I was going to talk a little bit about Sojourner Truth this morning too. We are of course her descendants as well, in several senses, and she took the name of Sojourner for herself just two years after the Amistad prisoners won their freedom. She too is not just a piece of history but very much a part of who we are. But as far as elaborating on that, it is one of the things I decided I needed to leave for another time.

What I don’t want to leave for another time is the thought that this part of “who we are” that has to do with the Amistad and with Sojourner Truth does not exist outside of the context of our faith. We are their descendants, we look to them to remind us of who we are as Christians. The people who worked so hard to free the Amistad prisoners did so as Christians, a point that is often overlooked or played down in secular tellings of the story. The point is not simply that they cared about justice and we inherit that value from them. The point is more that their caring about justice was all wrapped up in their faith, and what we inherit from them is an understanding of the Christian faith, what the Christian faith needs to be all about. We may try to understand better who they were as a way of trying to understand who we are as Christians.

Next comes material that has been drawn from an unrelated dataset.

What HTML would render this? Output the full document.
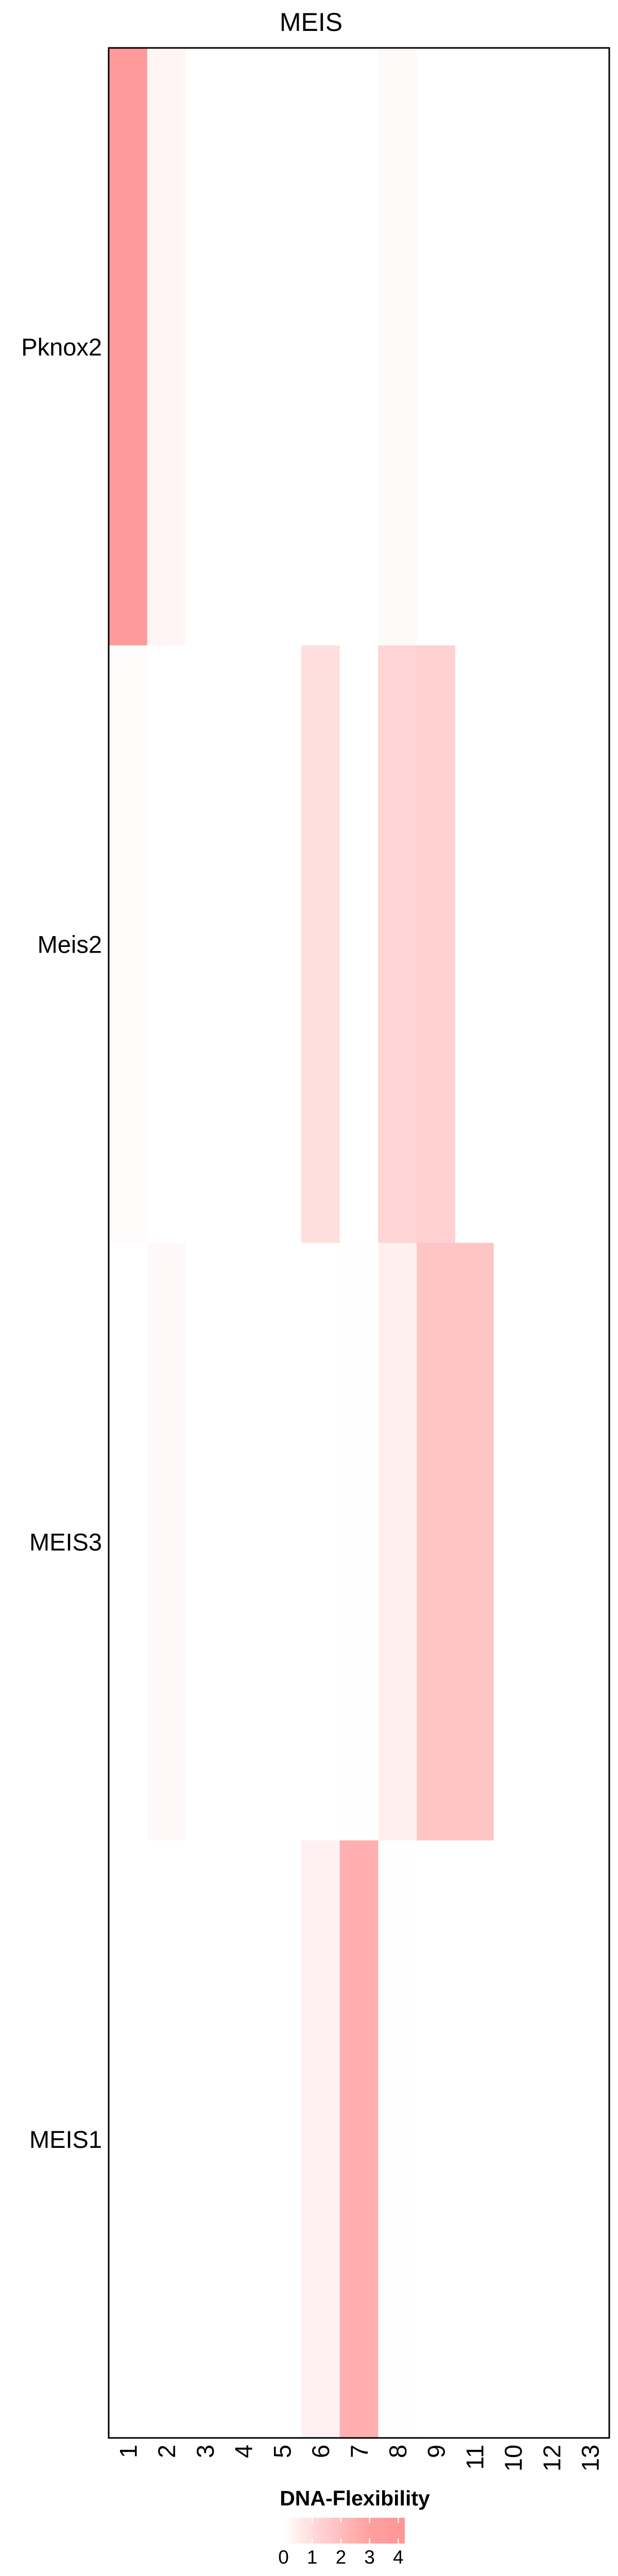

We are descendants of the people of the Amistad, but the line of descent reaches way back before the Amistad. We are descendants, as they were, of ancient Hebrews whose basic affirmation of faith was “a wandering Aramean was my father”. We are descendants, as they were, of people who knew themselves to be strangers and sojourners on the earth, who understood that it was in their nature as people of faith to be pilgrims and seekers, who learned to know God by wandering for forty years in the desert, who learned there that they were not alien from any other person who was a stranger and a sojourner on the earth, and who knew that even after they arrived at a land of promise that it was still a long journey to turn it into a land of justice. We are descendants, as the people of the Amistad story were, of the prophet Micah who asked what more God would ask of us than to do justly and love mercy and walk humbly with God but who understood that was enough for a lifetime. We are descendants as they were of the prophet Isaiah who said that God had sent him to proclaim release to the captives, recovery of sight to the blind and to set at liberty those who are oppressed, and we are descendants of Jesus who quoted Isaiah in this regard and knew himself to be a descendant of Isaiah.

It is good in this season of Lent for us to be reflecting, as individuals and as a community, on who we are, and who we aspire to be, as Christians. And we come to the communion table in this season of Lent, knowing that we are fed by the love of God and the spirit of Christ. God does give us bread for the journey. Amen.